Comment sortir de cette situa­tion ? Il est indis­pen­sable que chacun indi­vi­duel­le­ment, surtout et d’abord ici dans nos pays riches, nous remet­tions en cause notre mode de vie pour réduire nos besoins en ressource d’un facteur 3 à 41. La tech­no­lo­gie pourra momen­ta­né­ment nous aider comme par exemple dans la réno­va­tion et la construc­tion des bâti­ments ; mieux encore, le bon sens comme par exemple au niveau de l’alimentation (consom­mer beau­coup moins de viande, plus local, de saison, etc.) et bien mieux encore, le choix d’une vie plus lente, plus simple offrent de multiples pistes pour y arri­ver rapi­de­ment et limi­ter les erre­ments. Ce chan­ge­ment person­nel indis­pen­sable doit être accom­pa­gné, soutenu, ampli­fié par des choix collec­tifs radi­caux comme la sortie du nucléaire, la très forte réduc­tion de la produc­tion de gaz à effet de serre, la fin d’une agri­cul­ture basée sur les éner­gies fossiles et les intrants chimiques, la réduc­tion des inéga­li­tés sociales chez nous et avec les pays du Sud, la sortie d’autres mythes dévas­ta­teurs comme celui de la crois­sance économique.

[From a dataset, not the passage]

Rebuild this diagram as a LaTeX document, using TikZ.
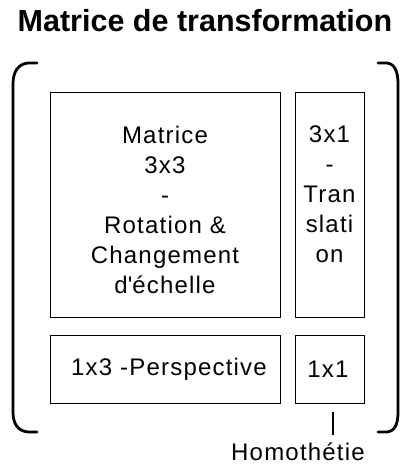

Les énormes budgets en recherche appli­quée étant aujourd’hui prin­ci­pa­le­ment déci­dés, pilo­tés et injec­tés par les entre­prises privées d’abord rivées sur leur profit immé­diat propre, il est impé­ra­tif de déve­lop­per de  nouvelles formes de « contrôle » public ou, mieux encore, citoyen pour suivre et déci­der de l’avenir et, en parti­cu­lier, du déploie­ment de toutes ces avan­cées tech­no­lo­giques afin d’éviter de se retrou­ver, par la suite, face à des problèmes qui appa­raissent inso­lubles tant ils sont globaux et inter­con­nec­tés. Bien plus que la science et la tech­no­lo­gie, c’est notre conscience indi­vi­duelle et collec­tive qui sera notre meilleur guide vers un réel progrès commun.


  1. Le facteur 4 corres­pond à une réduc­tion de 75% de nos consom­ma­tions. L’expression « facteur 3 », signi­fie qu’elles sont divi­sées par 3.